La Conférence internationale sur le financement du développement se tiendra l'année prochaine en Espagne. Au-delà du plaidoyer en faveur de réformes de l'architecture financière internationale, quelles devraient être les priorités de l'Afrique ?
Il se trouve que je fais partie du groupe mis en place par les Nations unies et le gouvernement espagnol pour élaborer des propositions en vue de la conférence. J'ai eu le privilège de participer à la conférence précédente à Addis-Abeba, lorsque j'ai soutenu le gouvernement éthiopien en ma qualité de secrétaire exécutif de la CEA.
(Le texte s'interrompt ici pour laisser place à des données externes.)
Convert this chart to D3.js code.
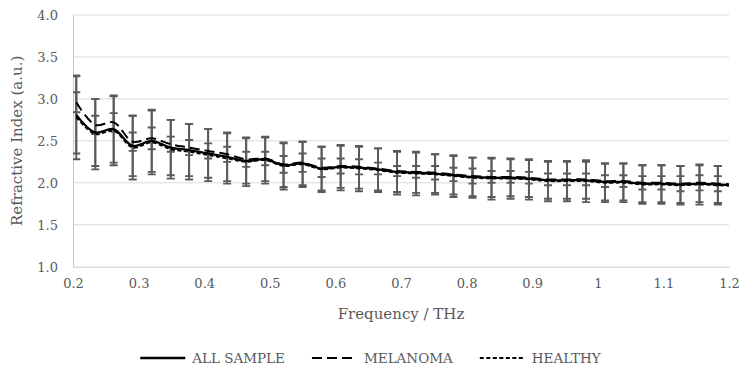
<!DOCTYPE html>
<html>
<head>
<meta charset="utf-8">
<script src="https://cdn.jsdelivr.net/npm/d3@7"></script>
<style>
  html, body { margin: 0; padding: 0; background: #ffffff; }
  svg text { font-family: "DejaVu Serif", "Liberation Serif", serif; fill: #595959; }
</style>
</head>
<body>
<svg id="chart" width="741" height="374"></svg>
<script>
// Frequency samples (THz)
const freq = [0.205, 0.234, 0.262, 0.291, 0.320, 0.349, 0.377, 0.406, 0.435, 0.464,
              0.493, 0.521, 0.550, 0.579, 0.608, 0.636, 0.665, 0.694, 0.723, 0.752,
              0.780, 0.809, 0.838, 0.867, 0.895, 0.924, 0.953, 0.982, 1.011, 1.039,
              1.068, 1.097, 1.126, 1.155, 1.183, 1.212];

// Mean refractive index per group
const allMean = [2.81, 2.60, 2.64, 2.44, 2.50, 2.42, 2.39, 2.35, 2.31, 2.26,
                 2.28, 2.21, 2.23, 2.17, 2.19, 2.18, 2.16, 2.13, 2.12, 2.11,
                 2.09, 2.07, 2.06, 2.06, 2.05, 2.03, 2.03, 2.03, 2.01, 2.01,
                 1.99, 1.99, 1.98, 1.99, 1.98, 1.97];
const melanomaMean = [2.96, 2.69, 2.72, 2.49, 2.53, 2.46, 2.42, 2.38, 2.34, 2.28,
                      2.29, 2.22, 2.24, 2.18, 2.20, 2.19, 2.17, 2.14, 2.13, 2.12,
                      2.10, 2.08, 2.07, 2.07, 2.06, 2.04, 2.04, 2.04, 2.02, 2.02,
                      2.00, 2.00, 1.99, 2.00, 1.99, 1.98];
const healthyMean = [2.78, 2.58, 2.62, 2.42, 2.48, 2.40, 2.37, 2.33, 2.29, 2.25,
                     2.27, 2.20, 2.22, 2.16, 2.18, 2.17, 2.15, 2.12, 2.11, 2.10,
                     2.08, 2.06, 2.05, 2.05, 2.04, 2.02, 2.02, 2.02, 2.00, 2.00,
                     1.98, 1.98, 1.97, 1.98, 1.97, 1.96];

// Standard deviations per group
const allErr = [0.46, 0.40, 0.40, 0.36, 0.37, 0.33, 0.31, 0.29, 0.29, 0.27,
                0.26, 0.26, 0.26, 0.26, 0.25, 0.25, 0.25, 0.24, 0.24, 0.23,
                0.23, 0.23, 0.23, 0.22, 0.22, 0.22, 0.22, 0.22, 0.22, 0.22,
                0.22, 0.22, 0.22, 0.22, 0.22, 0.22];
const melanomaErr = [0.12, 0.11, 0.11, 0.11, 0.13, 0.09, 0.09, 0.09, 0.09, 0.09,
                     0.08, 0.10, 0.11, 0.11, 0.09, 0.09, 0.07, 0.06, 0.07, 0.08,
                     0.08, 0.09, 0.07, 0.07, 0.07, 0.07, 0.07, 0.07, 0.07, 0.07,
                     0.08, 0.08, 0.09, 0.09, 0.09, 0.09];
const healthyErr = [0.50, 0.42, 0.41, 0.38, 0.38, 0.35, 0.33, 0.31, 0.30, 0.29,
                    0.28, 0.28, 0.27, 0.27, 0.27, 0.27, 0.26, 0.26, 0.26, 0.24,
                    0.25, 0.24, 0.25, 0.24, 0.24, 0.24, 0.24, 0.25, 0.23, 0.23,
                    0.23, 0.23, 0.23, 0.24, 0.23, 0.23];

const xTicks = [0.2, 0.3, 0.4, 0.5, 0.6, 0.7, 0.8, 0.9, 1, 1.1, 1.2];
const yTicks = [1.0, 1.5, 2.0, 2.5, 3.0, 3.5, 4.0];
const seriesNames = ["ALL SAMPLE", "MELANOMA", "HEALTHY"];

const series = [
  { name: seriesNames[0], mean: allMean, err: allErr, dash: null, width: 2.3 },
  { name: seriesNames[1], mean: melanomaMean, err: melanomaErr, dash: "10,5", width: 2 },
  { name: seriesNames[2], mean: healthyMean, err: healthyErr, dash: "4,2.5", width: 1.8 }
];

const svg = d3.select("#chart");
const margin = { left: 73, right: 12, top: 15, bottom: 107.3 };
const W = 741, H = 374;
const plotW = W - margin.left - margin.right;
const plotH = H - margin.top - margin.bottom;

const x = d3.scaleLinear().domain([0.2, 1.2]).range([0, plotW]);
const y = d3.scaleLinear().domain([1.0, 4.0]).range([plotH, 0]);

const g = svg.append("g").attr("transform", `translate(${margin.left},${margin.top})`);

svg.append("defs").append("clipPath").attr("id", "plotClip")
  .append("rect").attr("x", 0).attr("y", -2).attr("width", plotW).attr("height", plotH + 4);

// horizontal gridlines
g.append("g").selectAll("line").data(yTicks.filter(v => v > 1.0)).join("line")
  .attr("x1", 0).attr("x2", plotW)
  .attr("y1", d => y(d)).attr("y2", d => y(d))
  .attr("stroke", "#d9d9d9").attr("stroke-width", 1);

// y axis
const yAxis = g.append("g")
  .call(d3.axisLeft(y).tickValues(yTicks).tickFormat(d3.format(".1f")).tickSize(0).tickPadding(15));
yAxis.select(".domain").attr("stroke", "#c8c8c8").attr("stroke-width", 1);
yAxis.selectAll("text").attr("font-size", 13).style("fill", "#595959").attr("dy", "0.35em");

// x axis
const xAxis = g.append("g").attr("transform", `translate(0,${plotH})`)
  .call(d3.axisBottom(x).tickValues(xTicks).tickFormat(d => String(d)).tickSize(0).tickPadding(12));
xAxis.select(".domain").attr("stroke", "#c8c8c8").attr("stroke-width", 1);
xAxis.selectAll("text").attr("font-size", 13).style("fill", "#595959");

// axis titles
g.append("text")
  .attr("transform", `translate(${-51},${plotH / 2}) rotate(-90)`)
  .attr("text-anchor", "middle").attr("font-size", 15)
  .text("Refractive Index (a.u.)");
g.append("text")
  .attr("x", plotW / 2).attr("y", plotH + 52)
  .attr("text-anchor", "middle").attr("font-size", 15)
  .text("Frequency / THz");

const plot = g.append("g").attr("clip-path", "url(#plotClip)");

// error bars
const capHalf = 4;
series.forEach(s => {
  const eg = plot.append("g").attr("stroke", "#5a5a5a").attr("stroke-width", 1.9);
  const pts = freq.map((f, i) => ({ f, m: s.mean[i], e: s.err[i] }));
  eg.selectAll("line.v").data(pts).join("line").attr("class", "v")
    .attr("x1", d => x(d.f)).attr("x2", d => x(d.f))
    .attr("y1", d => y(d.m + d.e)).attr("y2", d => y(d.m - d.e));
  eg.selectAll("line.t").data(pts).join("line").attr("class", "t")
    .attr("x1", d => x(d.f) - capHalf).attr("x2", d => x(d.f) + capHalf)
    .attr("y1", d => y(d.m + d.e)).attr("y2", d => y(d.m + d.e));
  eg.selectAll("line.b").data(pts).join("line").attr("class", "b")
    .attr("x1", d => x(d.f) - capHalf).attr("x2", d => x(d.f) + capHalf)
    .attr("y1", d => y(d.m - d.e)).attr("y2", d => y(d.m - d.e));
});

// mean curves
const line = d3.line().x(d => x(d[0])).y(d => y(d[1])).curve(d3.curveCatmullRom.alpha(0.5));
series.forEach(s => {
  plot.append("path")
    .datum(freq.map((f, i) => [f, s.mean[i]]))
    .attr("fill", "none").attr("stroke", "#000000")
    .attr("stroke-width", s.width)
    .attr("stroke-dasharray", s.dash)
    .attr("d", line);
});

// legend
const legend = svg.append("g").attr("transform", "translate(0,358)");
const sampleLen = 45, sampleGap = 7, itemGap = 27;
let cursor = 0;
series.forEach(s => {
  const ig = legend.append("g");
  ig.append("line").attr("x1", 0).attr("x2", sampleLen).attr("y1", 0).attr("y2", 0)
    .attr("stroke", "#000").attr("stroke-width", s.width).attr("stroke-dasharray", s.dash);
  const t = ig.append("text").attr("x", sampleLen + sampleGap).attr("y", 0).attr("dy", "0.35em")
    .attr("font-size", 13.5).text(s.name);
  const w = sampleLen + sampleGap + t.node().getComputedTextLength();
  ig.attr("transform", `translate(${cursor},0)`);
  cursor += w + itemGap;
});
const totalW = cursor - itemGap;
legend.attr("transform", `translate(${(W - totalW) / 2},358)`);
</script>
</body>
</html>
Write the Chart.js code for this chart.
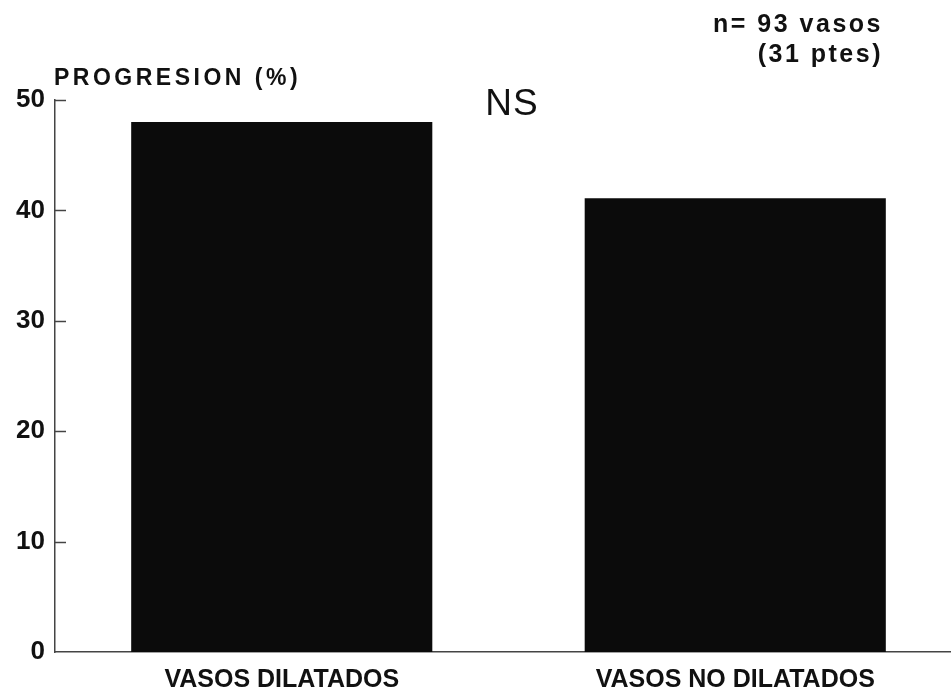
<!DOCTYPE html>
<html>
<head>
<meta charset="utf-8">
<script src="https://cdn.jsdelivr.net/npm/chart.js@4.4.1/dist/chart.umd.min.js"></script>
<style>
    html, body { margin: 0; padding: 0; background: #fff; overflow: hidden; }
    #wrap { width: 951px; height: 695px; overflow: hidden; }
    canvas { display: block; }
</style>
</head>
<body>
<div id="wrap"><canvas id="myChart" width="962" height="695" style="width:962px;height:695px"></canvas></div>
<script>
// data
const categories = ['VASOS DILATADOS', 'VASOS NO DILATADOS'];
const progresion = [48, 41.1];
const yTicks = [0, 10, 20, 30, 40, 50];

const ink = '#111';
const axisColor = '#444';
const fontFamily = '"Liberation Sans", Arial, Helvetica, sans-serif';

// short tick marks pointing into the plot + the free text of the figure
const decoPlugin = {
    id: 'deco',
    afterDraw(chart) {
        const ctx = chart.ctx;
        const y = chart.scales.y;
        const left = chart.chartArea.left;
        ctx.save();
        ctx.strokeStyle = axisColor;
        ctx.lineWidth = 1.5;
        yTicks.forEach(v => {
            if (v === 0) return;
            const py = Math.round(y.getPixelForValue(v)) + 0.5;
            ctx.beginPath();
            ctx.moveTo(left, py);
            ctx.lineTo(left + 11, py);
            ctx.stroke();
        });

        ctx.fillStyle = ink;
        ctx.textBaseline = 'alphabetic';

        // y axis title
        ctx.font = 'bold 23px ' + fontFamily;
        ctx.letterSpacing = '3.5px';
        ctx.textAlign = 'left';
        ctx.fillText('PROGRESION (%)', 54, 85);

        // significance
        ctx.font = '37px ' + fontFamily;
        ctx.letterSpacing = '1px';
        ctx.textAlign = 'center';
        ctx.fillText('NS', 512, 115);

        // sample size
        ctx.font = 'bold 25px ' + fontFamily;
        ctx.letterSpacing = '2.5px';
        ctx.textAlign = 'right';
        ctx.fillText('n= 93 vasos', 883, 32);
        ctx.fillText('(31 ptes)', 883, 62);
        ctx.restore();
    }
};

document.addEventListener('DOMContentLoaded', function() {
    const ctx = document.getElementById('myChart').getContext('2d');

    const config = {
        type: 'bar',
        data: {
            labels: categories,
            datasets: [{
                label: 'PROGRESION (%)',
                data: progresion,
                backgroundColor: '#0b0b0b',
                borderWidth: 0,
                barPercentage: 0.664,
                categoryPercentage: 1
            }]
        },
        options: {
            responsive: false,
            animation: false,
            layout: { padding: { top: 100, left: 0, right: 0, bottom: 0 } },
            plugins: {
                legend: { display: false },
                tooltip: { enabled: false },
                title: { display: false }
            },
            scales: {
                x: {
                    grid: { display: false, drawTicks: false },
                    border: { display: true, color: axisColor, width: 1.5 },
                    ticks: {
                        color: ink,
                        padding: 13,
                        font: { family: fontFamily, size: 25, weight: 'bold' },
                        maxRotation: 0
                    },
                    afterFit: function(scale) { scale.height = 43; }
                },
                y: {
                    min: 0,
                    max: 50,
                    grid: { display: false, drawTicks: false },
                    border: { display: true, color: axisColor, width: 1.5 },
                    ticks: {
                        color: ink,
                        padding: 10,
                        font: { family: fontFamily, size: 26, weight: 'bold' }
                    },
                    afterBuildTicks: function(scale) {
                        scale.ticks = yTicks.map(v => ({ value: v }));
                    },
                    afterFit: function(scale) { scale.width = 55; }
                }
            }
        },
        plugins: [decoPlugin]
    };

    const myChart = new Chart(ctx, config);
});
</script>
</body>
</html>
La discussion en Espagne se concentrera sur les changements systémiques de l'architecture financière internationale.
La fiscalité internationale sera un élément essentiel de la transformation car, avec les nouveaux développements technologiques, nous allons assister à un bouleversement des régimes de commerce et de propriété intellectuelle.
L'émergence des BRICS [Brésil, Russie, Inde, Chine et Afrique du Sud] et leur position sur la monnaie et l'interopérabilité des différents systèmes - l'émergence des crypto-monnaies et des monnaies numériques que certaines banques centrales sont déjà en train d'introduire - seront difficiles à ignorer. Il y a aussi l'utilisation d'algorithmes pour toutes sortes de transactions financières.
L'Afrique ne peut rester à l'écart de l'émergence d'une architecture financière internationale qui adopte un nouveau type de modèle de transaction et d'interopérabilité.
L'Afrique doit également plaider en faveur de réformes qui vont au-delà des prêts concessionnels et jouer un rôle à part entière dans la mise en place d'un système financier mondial plus équitable et plus inclusif.